Sunday, September 11, 2022

Are you catching seabirds?

A recent press release from the Sustainable Fisheries Partnership says an independent audit identified "high potential bycatch risks" in fisheries supplying seafood to UK retailing giant Tesco.

Among the flagged fisheries:

Alaskan salmon set/drift gillnet fisheries pose a significant risk to seabirds.

"Tesco is ... working with suppliers who use gillnets to investigate their potential removal and where removal is currently unfeasible, introduce mitigation measures into those fisheries as soon as possible," the press release says.

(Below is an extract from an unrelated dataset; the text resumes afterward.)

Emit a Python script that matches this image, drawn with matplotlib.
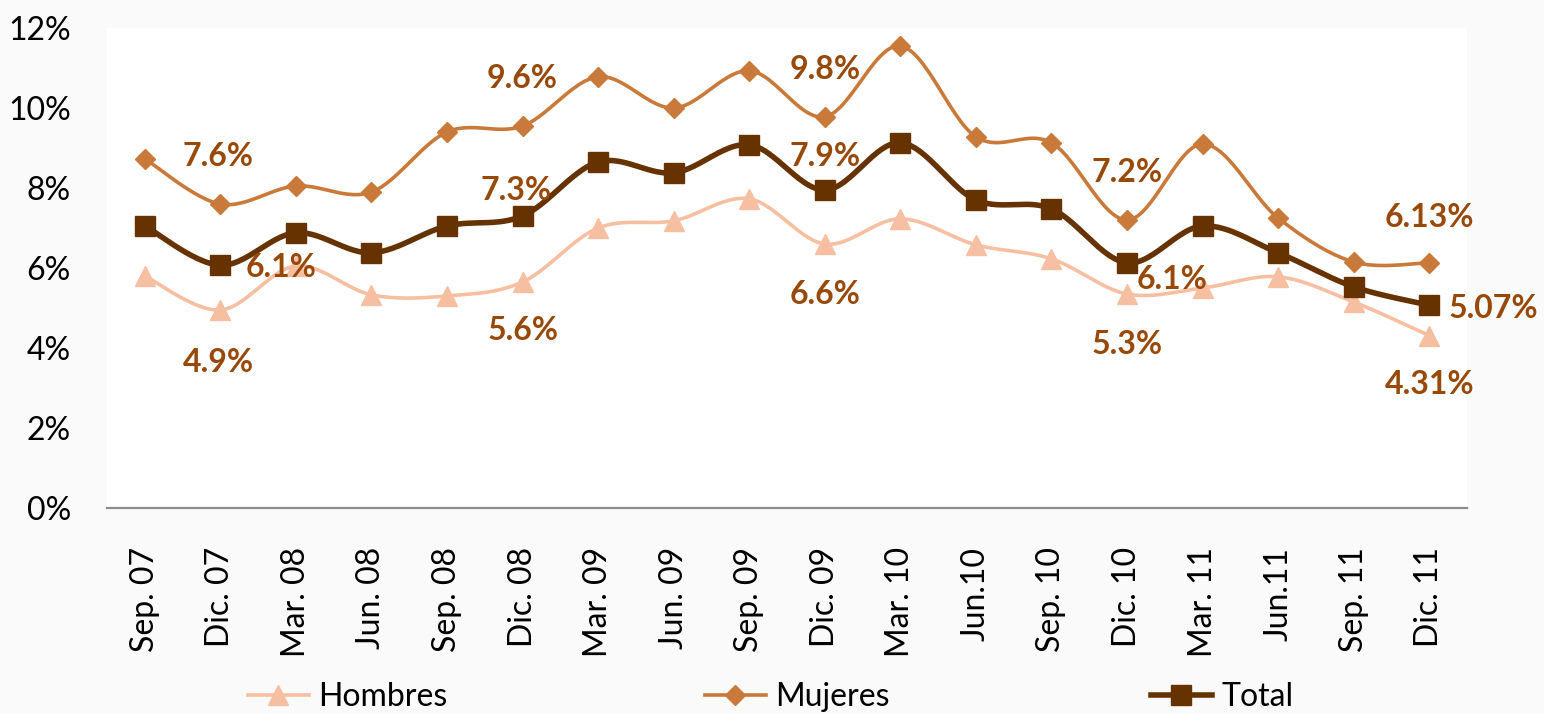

This has Deckboss wondering: Does Alaska salmon gillnetting really have a seabird bycatch problem?

5 comments:

Anonymous said...

No, definitely not. It's very rare to ever catch a bird in a Bristol Bay gillnet, never saw one myself.

Anonymous said...

It's a "potential bycatch risk", they should go after the AK fisheries that have a proven issue with bycatch.

Anonymous said...

Check out the data from the bycatch study we hated in the Gillnet fisheries in areas 8 and 6 in S.E. Alaska. Nothing !!! To have some liberal organization threaten our fisheries is criminal. We as fisherman have enough to deal with besides slanderous accusations and lies from a so called concerned group of nobody’s who only want to generate money for their so called cause. Talk to me on the dock someday, anytime !!

anonymous said...

Most Alaskan commercial fisheries have been observed for interactions with marine mammals. The record is clear, as it relates to gill nets, birds are aware and in fact thrive on stationary nets as it captures their prey.

Tom Rollman said...

I have setnetted in both Cook Inlet and Bristol Bay for over 40 years and we do not catch seabirds or birds of any kind in our nets. On the VERY rare occasion that we have, they were dead before being caught.